Losing your job can be an emotional and challenging experience, whether it’s voluntary or not. However, it’s also an opportunity to reassess your goals and finances. Here’s a comprehensive guide to help you navigate this transition.
Getting Laid Off: First Steps
If you’ve been notified of a layoff, take these steps to regain control:
- Understand the Situation: Request a clear explanation of why you’re being let go.
- Know Your Rights: Review your contract to check your notice period and eligibility for severance pay.
- Seek Legal Advice: Consult your legal insurance provider or a legal aid organization for guidance.

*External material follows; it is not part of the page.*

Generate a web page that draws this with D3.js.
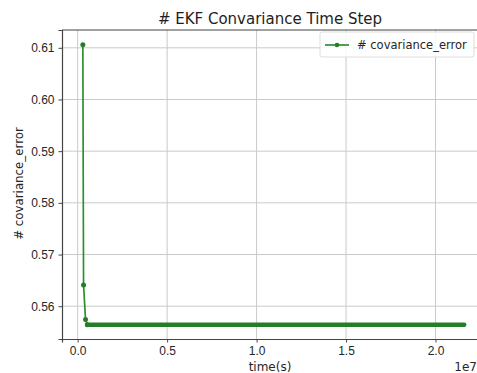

What Benefits Can You Claim?
When unemployed, you may be eligible for various benefits:
- Unemployment Benefits (WW): Apply through the UWV if you meet the eligibility criteria.
- IOAW: For older workers nearing retirement, this supplementary benefit can provide financial support.
- Additional Support: Look into other subsidies or municipal assistance programs.
Making the Most of a Severance Package
A severance package, or “golden handshake,” can help you financially bridge the gap. Consider:
- Investing in further education or retraining.
- Using it to build an emergency fund.
- Consulting a financial advisor to understand tax implications and optimize your payout.
Resigning? Plan Ahead
If you’re choosing to resign, preparation is key:
- Set Clear Goals: Are you pursuing a new job, a career change, or a sabbatical?
- Assess Your Finances: Ensure you have enough savings to support the transition.
- Leave on Good Terms: Complete ongoing tasks and maintain professionalism when departing.
Searching for a New Job
Whether you want a traditional role or aim to become self-employed, finding a new job requires focus:
- Identify your strengths, passions, and skills.
- Reflect on what energizes you and what you want from your next role.
- Expand your network and schedule informal chats with professionals in fields you’re curious about.
Impact on Your Pension
Job loss can affect your retirement savings:
- Check with your pension provider to see if you qualify for premium-free continuation.
- Consider private savings plans like annuities to supplement your pension.
- Since 2023, you can access your pension up to five years before the state pension age, provided you stop working entirely.
With the right approach, job loss can become a stepping stone to new opportunities. Stay proactive, seek help when needed, and focus on your future.